Natural and plantation mangrove sediment stored more total carbon than did barren soil (Table 1). This confirms reports from other mangrove sites. The mangroves store more carbon per unit area by releasing negligible amounts of greenhouse gases. The average soil carbon density of mangrove sediments ((0.055±0.004) g·cm-3) is reported to be 41% higher than the salt marsh average ((0.039±0.003) g·cm-3) at 154 sites from the western and eastern Atlantic and Pacific coasts, as well as the Indian Ocean, Mediterranean Ocean, and Gulf of Mexico (Chmura et al. 2003). The efficiency of carbon burial in sediments increases from 16% to 27% from the youngest to the oldest forest in peninsular Malaysia (Alongi et al. 2004a). This low carbon content in sediments of recently planted mangroves was attributed to the organic matter which was rapidly and efficiently mineralized to a depth of 1 m in Malaysian mangrove forest. Low carbon content was also reflected in the percentage of the ratio of total sediment carbon oxidation to forest net primary productivity, where the ratio declines with increasing age of the forest. Thus the amount of sediment carbon stock is related to the age of mangrove forest (Alongi et al. 2004b). Our results showed that carbon content in mature mangrove forest was higher than in 15-year old planted forest (Table 1).
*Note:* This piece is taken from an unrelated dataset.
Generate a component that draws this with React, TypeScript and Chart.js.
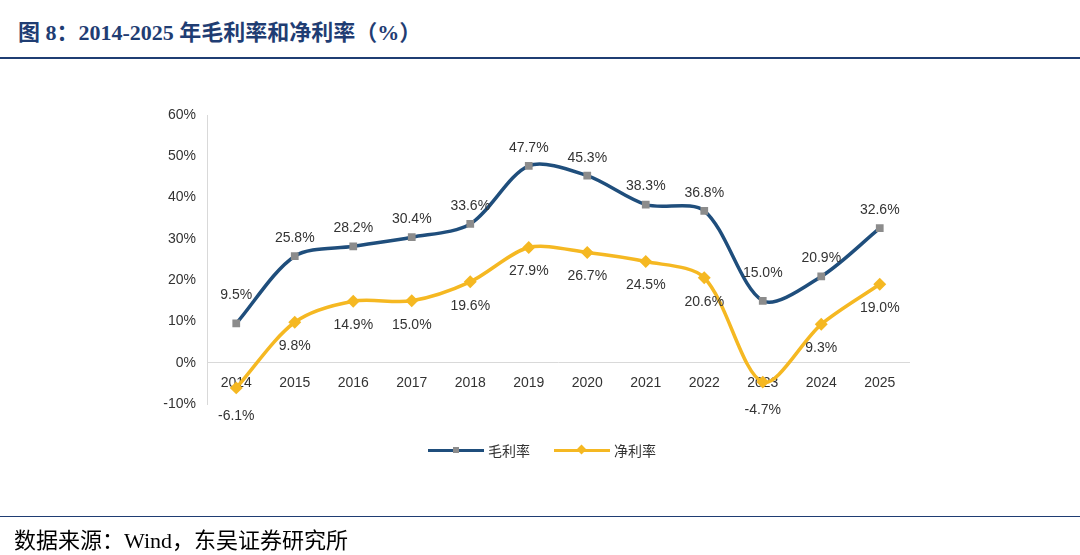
import React, { useEffect, useRef } from "react";
import { Chart, registerables } from "chart.js";
Chart.register(...registerables);

const years = ["2014","2015","2016","2017","2018","2019","2020","2021","2022","2023","2024","2025"];
const gross = [9.5,25.8,28.2,30.4,33.6,47.7,45.3,38.3,36.8,15.0,20.9,32.6];
const net = [-6.1,9.8,14.9,15.0,19.6,27.9,26.7,24.5,20.6,-4.7,9.3,19.0];
const BLUE = "#1f4e7c";
const YEL = "#f5b822";

const labelPlugin = {
  id: "lbls",
  afterDatasetsDraw(chart: any) {
    const ctx = chart.ctx;
    ctx.save();
    ctx.font = "14px Arial, 'Liberation Sans'";
    ctx.fillStyle = "#333";
    ctx.textAlign = "center";
    chart.data.datasets.forEach((ds: any, di: number) => {
      const meta = chart.getDatasetMeta(di);
      meta.data.forEach((p: any, i: number) => {
        const v = ds.data[i];
        let dy = di === 0 ? -18 : 24;
        if (di === 0 && i === 0) dy = -28;
        if (di === 0 && i === 9) dy = -28;
        if (di === 1 && (i === 0 || i === 9)) dy = 28;
        ctx.textBaseline = "middle";
        ctx.fillText(v.toFixed(1) + "%", p.x, p.y + dy);
      });
    });
    ctx.restore();
  },
};

export default function App() {
  const ref = useRef<HTMLCanvasElement>(null);
  useEffect(() => {
    const c = new Chart(ref.current!, {
      type: "line",
      data: {
        labels: years,
        datasets: [
          { data: gross, borderColor: BLUE, borderWidth: 3.5, tension: 0.3, pointStyle: "rect", pointRadius: 3, pointBackgroundColor: "#8c8c8c", pointBorderColor: "#8c8c8c" },
          { data: net, borderColor: YEL, borderWidth: 3.5, tension: 0.3, pointStyle: "rectRot", pointRadius: 4, pointBackgroundColor: YEL, pointBorderColor: YEL },
        ],
      },
      options: {
        animation: false,
        responsive: false,
        layout: { padding: { left: 150, right: 171, top: 115, bottom: 151 } },
        plugins: { legend: { display: false }, tooltip: { enabled: false } },
        scales: {
          x: {
            offset: true,
            position: { y: 0 } as any,
            grid: { display: false, drawTicks: false, offset: true },
            border: { color: "#d9d9d9" },
            ticks: { color: "#333", font: { size: 14, family: "Arial" }, padding: 12 },
          },
          y: {
            min: -10, max: 60,
            afterFit: (s: any) => { s.width = 57; },
            grid: { display: false },
            border: { color: "#d9d9d9" },
            ticks: { stepSize: 10, color: "#333", font: { size: 14, family: "Arial" }, callback: (v: any) => v + "%" },
          },
        },
      },
      plugins: [labelPlugin],
    });
    return () => c.destroy();
  }, []);
  return (
    <div style={{ position: "absolute", left: 0, top: 0, width: 1080, height: 555, background: "#fff", fontFamily: "'Liberation Serif', serif" }}>
      <div style={{ position: "absolute", left: 18, top: 14, fontSize: 22, fontWeight: "bold", color: "#1f3d73", fontFamily: "'Liberation Serif','Noto Sans CJK SC',serif" }}>图 8：2014-2025 年毛利率和净利率（%）</div>
      <div style={{ position: "absolute", left: 0, top: 57, width: 1080, height: 2, background: "#1f3d73" }} />
      <canvas ref={ref} width={1080} height={555} style={{ position: "absolute", left: 0, top: 0 }} />
      <div style={{ position: "absolute", left: 428, top: 440, display: "flex", alignItems: "center", fontSize: 14, color: "#333", fontFamily: "'Noto Sans CJK SC', sans-serif" }}>
        <span style={{ display: "inline-block", width: 56, height: 3, background: BLUE, position: "relative", marginRight: 4 }}><span style={{ position: "absolute", left: 25, top: -2, width: 6, height: 6, background: "#8c8c8c" }} /></span>毛利率
        <span style={{ display: "inline-block", width: 56, height: 3, background: YEL, position: "relative", marginLeft: 24, marginRight: 4 }}><span style={{ position: "absolute", left: 24, top: -3, width: 7, height: 7, background: YEL, transform: "rotate(45deg)" }} /></span>净利率
      </div>
      <div style={{ position: "absolute", left: 0, top: 516, width: 1080, height: 1, background: "#1f3d73" }} />
      <div style={{ position: "absolute", left: 14, top: 522, fontSize: 22, color: "#000", fontFamily: "'Liberation Serif','Noto Sans CJK SC',serif" }}>数据来源：Wind，东吴证券研究所</div>
    </div>
  );
}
Mangroves are detritus-based ecosystems and their sediments can store large amounts of organic carbon (Fujimoto et al. 1999; Matsui 1998), and some mangrove ecosystems have organic-rich sediments several meters in depth (Lallier-Verges et al. 1998). Total organic carbon (TOC) values were, however, low at our study area in comparison to other reports. The range of TOC reported is 0.6–1.5% for mangroves of Zhangjiang Estuary, China (Xue et al. 2009) and 1.4–7.0% for western Australian mangroves (Alongi et al. 2000), as compared to the range of 0.032% to 0.193% in the Vellar-Coleroon estuarine complex, India (Table 1). This low value might have been due to the sensitivity of the method used for the analysis. Moreover, our study area experienced high salinity, high wind action, lacking of freshwater, and anthropogenic pressures (Kathiresan 2000; Alongi et al. 2005).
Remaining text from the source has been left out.